One marvels to think about what could have been possible had bulge bracket footwear companies been wholeheartedly embraced instead of rejected. Properly shod, Jamie Thomas, for instance, perhaps could have landed the Leap of Faith. Or, Bob Burnquist might have landed those couple Transworld covers. If Marc Johnson hadn’t waited until 2016 to move to Adidas, could his ‘Fully Flared’ part have been 26 minutes long? Backed by corporate shoe money, could ‘The End’ have offered more realistic pyrotechnics? If DGK had clung to the Reebok deal, could ‘Parental Advisory’ have offered a Jay-Z cameo instead of Beanie Siegel?
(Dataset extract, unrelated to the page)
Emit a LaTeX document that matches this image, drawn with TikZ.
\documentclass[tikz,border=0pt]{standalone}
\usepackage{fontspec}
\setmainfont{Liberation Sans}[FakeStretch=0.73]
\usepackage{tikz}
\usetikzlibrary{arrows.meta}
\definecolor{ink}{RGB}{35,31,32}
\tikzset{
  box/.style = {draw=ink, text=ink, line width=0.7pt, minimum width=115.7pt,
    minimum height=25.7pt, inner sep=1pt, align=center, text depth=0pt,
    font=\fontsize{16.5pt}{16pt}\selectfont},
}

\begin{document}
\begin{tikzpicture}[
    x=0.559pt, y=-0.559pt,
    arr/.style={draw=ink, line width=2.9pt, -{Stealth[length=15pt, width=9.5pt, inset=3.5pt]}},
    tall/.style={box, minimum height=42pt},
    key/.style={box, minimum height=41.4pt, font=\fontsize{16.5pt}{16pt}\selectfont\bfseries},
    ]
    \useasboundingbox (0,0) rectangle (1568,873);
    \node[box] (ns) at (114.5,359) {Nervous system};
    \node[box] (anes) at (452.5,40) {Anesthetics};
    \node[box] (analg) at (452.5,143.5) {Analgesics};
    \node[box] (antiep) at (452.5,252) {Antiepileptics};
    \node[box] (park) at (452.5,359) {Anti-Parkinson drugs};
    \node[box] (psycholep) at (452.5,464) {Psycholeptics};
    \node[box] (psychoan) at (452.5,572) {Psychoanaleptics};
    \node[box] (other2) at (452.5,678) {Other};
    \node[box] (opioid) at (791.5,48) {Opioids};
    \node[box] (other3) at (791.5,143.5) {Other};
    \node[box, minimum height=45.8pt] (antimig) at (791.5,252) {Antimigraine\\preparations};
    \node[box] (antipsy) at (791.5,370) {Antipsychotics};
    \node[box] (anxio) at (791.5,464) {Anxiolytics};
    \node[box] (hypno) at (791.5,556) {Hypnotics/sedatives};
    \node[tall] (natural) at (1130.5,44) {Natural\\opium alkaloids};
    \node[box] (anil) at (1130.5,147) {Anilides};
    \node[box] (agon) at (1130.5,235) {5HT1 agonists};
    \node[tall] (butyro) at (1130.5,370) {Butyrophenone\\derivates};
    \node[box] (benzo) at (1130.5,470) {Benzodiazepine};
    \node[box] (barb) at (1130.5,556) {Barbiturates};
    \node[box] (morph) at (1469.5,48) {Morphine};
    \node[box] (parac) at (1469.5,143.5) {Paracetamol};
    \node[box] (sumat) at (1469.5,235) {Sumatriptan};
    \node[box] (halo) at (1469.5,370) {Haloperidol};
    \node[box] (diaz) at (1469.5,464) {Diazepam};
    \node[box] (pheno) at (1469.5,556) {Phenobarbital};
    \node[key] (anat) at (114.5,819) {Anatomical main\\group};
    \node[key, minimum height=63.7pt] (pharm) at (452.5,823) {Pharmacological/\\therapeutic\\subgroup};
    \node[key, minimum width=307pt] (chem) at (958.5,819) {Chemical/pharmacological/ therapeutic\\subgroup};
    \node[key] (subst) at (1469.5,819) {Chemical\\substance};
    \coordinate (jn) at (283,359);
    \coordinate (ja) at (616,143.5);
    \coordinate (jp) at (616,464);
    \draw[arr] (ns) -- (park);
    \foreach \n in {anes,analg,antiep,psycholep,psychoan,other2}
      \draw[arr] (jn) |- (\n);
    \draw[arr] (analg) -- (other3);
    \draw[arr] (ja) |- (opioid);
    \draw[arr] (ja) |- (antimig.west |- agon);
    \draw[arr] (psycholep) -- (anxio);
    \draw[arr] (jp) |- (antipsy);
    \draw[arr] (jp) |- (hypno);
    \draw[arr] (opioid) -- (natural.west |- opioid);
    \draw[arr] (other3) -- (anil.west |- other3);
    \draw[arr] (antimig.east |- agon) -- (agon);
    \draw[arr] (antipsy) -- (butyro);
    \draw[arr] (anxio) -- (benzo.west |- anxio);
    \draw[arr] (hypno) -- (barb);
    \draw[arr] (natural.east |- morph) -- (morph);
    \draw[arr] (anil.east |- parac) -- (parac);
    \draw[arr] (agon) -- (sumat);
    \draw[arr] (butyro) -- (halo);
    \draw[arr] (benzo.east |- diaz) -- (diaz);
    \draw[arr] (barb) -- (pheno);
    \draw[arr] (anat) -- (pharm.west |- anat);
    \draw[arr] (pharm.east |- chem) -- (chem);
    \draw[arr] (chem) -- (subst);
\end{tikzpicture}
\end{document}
Should skate shoe companies just give up already and thank Nike and Adidas for letting them do business as long as they have? Will the late 1980s through the early 2000s in future decades be regarded as a dark age, or will technology eventually provide a way to retroactively apply VX-quality swooshes and stripes and circular stars to lesser shoes, as a form of atonement? Does VF Corp.’s Vans count as a skate shoe company or the other kind?